Bamburi yüzer havuza girdikten sonra alıcı Yunan firmasının enspektörleri gemiye gelip gitmeye başladılar. Bir otelde kalıyorlar ve sabah mesaisi başladığında gemiye geliyorlardı.  Pervane şaftında çıkan bir sorun yüzünden havuzda kalış zamanı uzamıştı. Bir keresinde havuz batırılmış ve gemi yüzdürülerek farklı bir pozisyonda yeniden kızağa oturtulmuştu.  15 Kasım Salı günü havuzdaki işler tamamlandı ve gemi yüzdürülüp İstinye rıhtımına yanaştırıldı.  17 Kasım Perşembe günü alıcı firma adına Yunanlı Kaptan Glinos  gemiye gelmişti. Bundan sonraki işler alıcıların gözetiminde yapılacaktı.

 

 

MV. Bamburi yeniden Yüzer havuzda

 

17 Aralık Cumartesi günü yeniden yüzer havuza girildi ve dümende ortaya çıkan bir sorun giderilmeye başlandı. Bu arada Yunan firmasının gönderdiği personel de gemiye katılarak tekneyi tanımaya başlamışlardı.  21 Aralık Çarşamba günü öğleden sonra yüzer havuzdan çıkarak Boğaz aşağı seyretmeye başladık. Gemide Yunanlı personel vardı ama manevra ve seyirde bir şeye karışmıyorlardı. Yine her işi tek gemici ile ben hallediyordum.  Saat 18.00'de Kumkapı açıklarında demirledim. Geminin parasının bankalar arasında geçen maceralı bir yolculuğu vardı. Sonunda paranın alındığı onaylanmıştı. 23 Aralık  1988 Cuma günü öğleden sonra bir protokol imzalandı ve gemiyi yeni sahiplerine teslim ettim.

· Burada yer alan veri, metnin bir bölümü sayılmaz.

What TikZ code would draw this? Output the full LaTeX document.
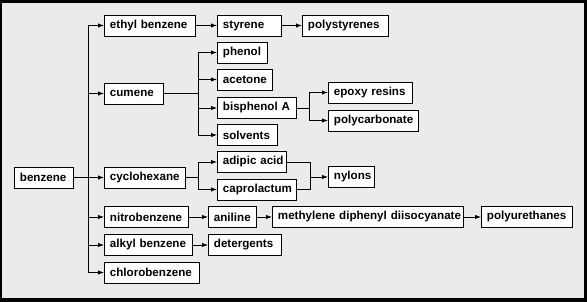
\documentclass[tikz,border=0pt]{standalone}
\usepackage{fontspec}
\setmainfont{Liberation Sans}
\usetikzlibrary{arrows.meta,positioning}
\definecolor{paper}{RGB}{235,235,235}
\newcommand\nohyph{\hyphenpenalty=10000\relax}
\tikzset{
  box/.style={draw=black,fill=white,line width=0.9pt,anchor=west,
    inner xsep=5.5pt,inner ysep=0pt,minimum height=21pt,
    text width=#1,align=left,
    font=\fontsize{11.6}{13}\selectfont\bfseries\nohyph},
  link/.style={draw=black,line width=0.9pt},
  arr/.style={link,-{Latex[length=6pt,width=4.4pt]}},
}
\begin{document}
\begin{tikzpicture}[x=1pt,y=-1pt]
  % frame
  \fill[black] (0,0) rectangle (587,302);
  \fill[paper] (2,3) rectangle (584,298);
  \useasboundingbox (0,0) rectangle (587,302);

  % source
  \node[box=48pt] (benzene) at (14,177.5) {benzene};

  % first column
  \node[box=80pt] (ethyl) at (104,25.5) {ethyl~benzene};
  \node[box=48pt] (cumene) at (104,93.5) {cumene};
  \node[box=70pt] (cyclohex) at (104,177.5) {cyclohexane};
  \node[box=73pt] (nitro) at (104,217) {nitrobenzene};
  \node[box=77pt] (alkyl) at (104,245) {alkyl~benzene};
  \node[box=84pt] (chloro) at (104,272.5) {chlorobenzene};

  % second column
  \node[box=53pt] (styrene) at (217,25.5) {styrene};
  \node[box=39pt] (phenol) at (217,52.5) {phenol};
  \node[box=44pt] (acetone) at (217,79.5) {acetone};
  \node[box=68pt] (bisphenol) at (217,108) {bisphenol~A};
  \node[box=49pt] (solvents) at (217,135) {solvents};
  \node[box=58pt] (adipic) at (217,162) {adipic~acid};
  \node[box=68pt] (caprolactum) at (217,189.5) {caprolactum};
  \node[box=37pt] (aniline) at (208,217) {aniline};
  \node[box=62pt] (detergents) at (208,245) {detergents};

  % third column
  \node[box=75pt] (polystyrenes) at (302,25.5) {polystyrenes};
  \node[box=73pt] (epoxy) at (328,92.5) {epoxy~resins};
  \node[box=79pt] (polycarb) at (328,120.5) {polycarbonate};
  \node[box=35pt] (nylons) at (328,177) {nylons};
  \node[box=180pt] (mdi) at (272,217) {methylene~diphenyl~diisocyanate};
  \node[box=80pt] (polyureth) at (481,217) {polyurethanes};

  % junctions
  \coordinate (trunk) at (88,0);
  \coordinate (cfork) at (198,0);
  \coordinate (bfork) at (309,0);
  \coordinate (njoin) at (310,0);

  % benzene tree
  \draw[link] (trunk |- ethyl.west) -- (trunk |- chloro.west);
  \draw[link] (benzene.east) -- (trunk |- benzene.east);
  \foreach \n in {ethyl,cumene,cyclohex,nitro,alkyl,chloro}
    \draw[arr] (trunk |- \n.west) -- (\n.west);

  % cumene and cyclohexane forks
  \draw[link] (cumene.east) -- (cfork |- cumene.east);
  \draw[link] (cfork |- phenol.west) -- (cfork |- solvents.west);
  \foreach \n in {phenol,acetone,bisphenol,solvents}
    \draw[arr] (cfork |- \n.west) -- (\n.west);
  \draw[link] (cyclohex.east) -- (cfork |- cyclohex.east);
  \draw[link] (cfork |- adipic.west) -- (cfork |- caprolactum.west);
  \foreach \n in {adipic,caprolactum}
    \draw[arr] (cfork |- \n.west) -- (\n.west);

  % bisphenol fork
  \draw[link] (bisphenol.east) -- (bfork |- bisphenol.east);
  \draw[link] (bfork |- epoxy.west) -- (bfork |- polycarb.west);
  \foreach \n in {epoxy,polycarb}
    \draw[arr] (bfork |- \n.west) -- (\n.west);

  % nylons join
  \draw[link] (adipic.east) -- (njoin |- adipic.east) -- (njoin |- caprolactum.east) -- (caprolactum.east);
  \draw[arr] (njoin |- nylons.west) -- (nylons.west);

  % chains
  \draw[arr] (ethyl) -- (styrene);
  \draw[arr] (styrene) -- (polystyrenes);
  \draw[arr] (nitro) -- (aniline);
  \draw[arr] (aniline) -- (mdi);
  \draw[arr] (mdi) -- (polyureth);
  \draw[arr] (alkyl) -- (detergents);
\end{tikzpicture}
\end{document}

Bordaya yanaşan acente motoruna binmeden önce Yunanlı Kaptan ve enspektörleri ile vedalaşırken Kaptan  Glinos'un dostça bana sarılmasını ve söylediğini hiç unutmadım : "Kaptan, bir aydan fazla bu gemide beraberiz. Her zaman bu gemiyi hayaletlerden oluşan bir personel idare ediyor diye düşündüm. Şimdi bakıyorum Kaptan ve bir gemici  ile buradan ayrılıyorsunuz. Böyle bir mucize için sizi kutlarım.."

 

MV. Bamburi'yi Basra'dan İstanbul'a getirişimiz bir denizcilik serüveniydi ama benim için Irak'tan bir akrabamın kurtarılması olayı hepsinin önüne  geçmişti. Irak'a gemiyi değil bir insanı kurtarmaya gitmiştim. Bu nedenle maddi çıkarlarımı ön planda tutmamıştım. Geminin satışını da ben gerçekleştirdiğim için bir komisyon hakkım olacaktı ama yolculuk telaşı ile bunu düşünmemiştim ve bir sözleşme yapmamıştım. Sonuç olarak MV. Bamburi serüveninden maddi olarak değil manevi olarak tatmin olduğumu ve hayatımı ortaya koyarak başardığım serüvenden büyük bir keyif aldığımı söyleyebilirim.